A Radical Liberal Approach to LGBTQ Emancipation

Progress towards freedom for lesbian, gay, bisexual, transgender, queer, and questioning (LGBTQ) people can largely be attributed to experimentation and entrepreneurship within markets and civil society. Liberal institutions of property, contract, consent, and free association enable this experimentation. However, some LGBTQ scholars and activists critique liberalism, arguing that rhetoric of legal rights and equality masks exploitation, oppression, and imperialism. They argue that liberal approaches to LGBTQ rights prioritize what formal legal rules say over realities on the ground. They are not entirely wrong. Formal rules can be written in a way that appears general, while simultaneously enabling state violence, cronyism, and restrictions on opportunity. These tend to harm the most vulnerable in society. Emancipation therefore requires more than a mere focus on what formal rules say. However, I argue that mainline economics offers the best explanation of the pervasive institutional dysfunctions that LGBTQ critics of liberalism wish to resist.

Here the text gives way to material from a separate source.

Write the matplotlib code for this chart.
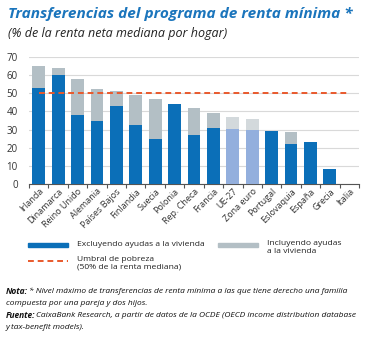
import matplotlib
matplotlib.use('Agg')
import matplotlib.pyplot as plt
from matplotlib.lines import Line2D
from matplotlib.patches import Rectangle

#region Data

paises = ['Irlanda', 'Dinamarca', 'Reino Unido', 'Alemania', 'Países Bajos',
          'Finlandia', 'Suecia', 'Polonia', 'Rep. Checa', 'Francia', 'UE-27',
          'Zona euro', 'Portugal', 'Eslovaquia', 'España', 'Grecia', 'Italia']

sin_vivienda = [53, 60, 38, 35, 43, 32.5, 25, 44, 27, 31, 30.5, 30, 29, 22, 23, 8, 0]
con_vivienda = [65, 64, 58, 52.5, 51, 49, 47, 44, 42, 39, 37, 36, 29, 28.5, 23, 8, 0]

umbral = 50

#endregion

#region Style

azul = '#0b6fb8'
gris = '#b3bfc5'
azul_claro = '#93afdd'
gris_claro = '#d3d9dc'
naranja = '#e9592c'
medias = ['UE-27', 'Zona euro']

plt.rcParams['font.family'] = ['Open Sans', 'DejaVu Sans']

#endregion

#region Plot

fig = plt.figure(figsize=(3.74, 3.38), dpi=100)
ax = fig.add_axes([29 / 374, 1 - 184 / 338, 330 / 374, 127 / 338])

x = list(range(len(paises)))
color_base = [azul_claro if p in medias else azul for p in paises]
color_extra = [gris_claro if p in medias else gris for p in paises]
extra = [c - s for c, s in zip(con_vivienda, sin_vivienda)]

ax.bar(x, sin_vivienda, width=0.66, color=color_base, zorder=3)
ax.bar(x, extra, bottom=sin_vivienda, width=0.66, color=color_extra, zorder=3)
ax.plot([0, len(paises) - 1], [umbral, umbral], color=naranja, lw=1.4,
        dashes=(3, 2), zorder=4)

ax.set_xlim(-0.5, len(paises) - 0.5)
ax.set_ylim(0, 70)
ax.set_yticks(range(0, 71, 10))
ax.grid(axis='y', color='#d9d9d9', lw=0.8, zorder=0)
for s in ['top', 'right', 'left']:
    ax.spines[s].set_visible(False)
ax.spines['bottom'].set_color('#555555')
ax.spines['bottom'].set_linewidth(0.8)
ax.tick_params(axis='y', length=0, labelsize=7, pad=8, colors='#333333')

ax.set_xticks([i - 0.5 for i in range(len(paises) + 1)])
ax.set_xticklabels([])
ax.tick_params(axis='x', length=3, width=0.8, color='#555555')
ax.set_xticks(x, minor=True)
ax.set_xticklabels(paises, minor=True, rotation=45, ha='right',
                   rotation_mode='anchor', fontsize=6.5, color='#333333')
ax.tick_params(axis='x', which='minor', length=0, pad=2)

fig.text(8 / 374, 1 - 14 / 338, 'Transferencias del programa de renta mínima *',
         fontsize=11.1, fontweight='bold', style='italic', color='#1b75bc',
         va='center')
fig.text(8 / 374, 1 - 33 / 338, '(% de la renta neta mediana por hogar)',
         fontsize=9, style='italic', color='#222222', va='center')

# legend
def fx(px):
    return px / 374

def fy(py):
    return 1 - py / 338

fig.patches.append(Rectangle((fx(28), fy(247)), fx(40), 4 / 338, color=azul,
                             transform=fig.transFigure, figure=fig))
fig.patches.append(Rectangle((fx(218), fy(247)), fx(40), 4 / 338, color=gris,
                             transform=fig.transFigure, figure=fig))
fig.lines.append(Line2D([fx(28), fx(68)], [fy(261), fy(261)], color=naranja,
                        lw=1.4, dashes=(3, 2), transform=fig.transFigure))
fig.text(fx(77), fy(245), 'Excluyendo ayudas a la vivienda', fontsize=6.1,
         va='center', color='#222222')
fig.text(fx(267), fy(240), 'Incluyendo ayudas\na la vivienda', fontsize=6.1,
         va='top', color='#222222', linespacing=1.2)
fig.text(fx(77), fy(256), 'Umbral de pobreza\n(50% de la renta mediana)',
         fontsize=6.1, va='top', color='#222222', linespacing=1.2)

# notes
fig.canvas.draw()
renderer = fig.canvas.get_renderer()
nota_rest = ['* Nivel máximo de transferencias de renta mínima a las que tiene derecho una familia',
             'compuesta por una pareja y dos hijos.']
fuente_rest = ['CaixaBank Research, a partir de datos de la OCDE (OECD income distribution database',
               'y tax-benefit models).']
lineas = [('Nota:', nota_rest), ('Fuente:', fuente_rest)]
y0 = 291
paso = 12.3
fila = 0
for etiqueta, resto in lineas:
    t = fig.text(fx(6), fy(y0 + paso * fila), etiqueta, fontsize=6,
                 fontweight='bold', style='italic', va='center', color='#111111')
    w = t.get_window_extent(renderer).width
    fig.text(fx(6 + w + 1), fy(y0 + paso * fila), resto[0], fontsize=6,
             style='italic', va='center', color='#111111')
    fila += 1
    for r in resto[1:]:
        fig.text(fx(6), fy(y0 + paso * fila), r, fontsize=6, style='italic',
                 va='center', color='#111111')
        fila += 1

#endregion

fig.savefig('out.png', dpi=100)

Mainline economics also shows that attempting to address these issues by abolishing or restricting private property rights will cause serious dysfunctions. Therefore, I argue that the solution to the concerns of LGBTQ critics of liberalism is radical liberalism. Radical liberalism preserves and expands the freedom to experiment that has enabled substantial emancipation already. It also offers a way to overcome systemic issues that harm the most marginalized.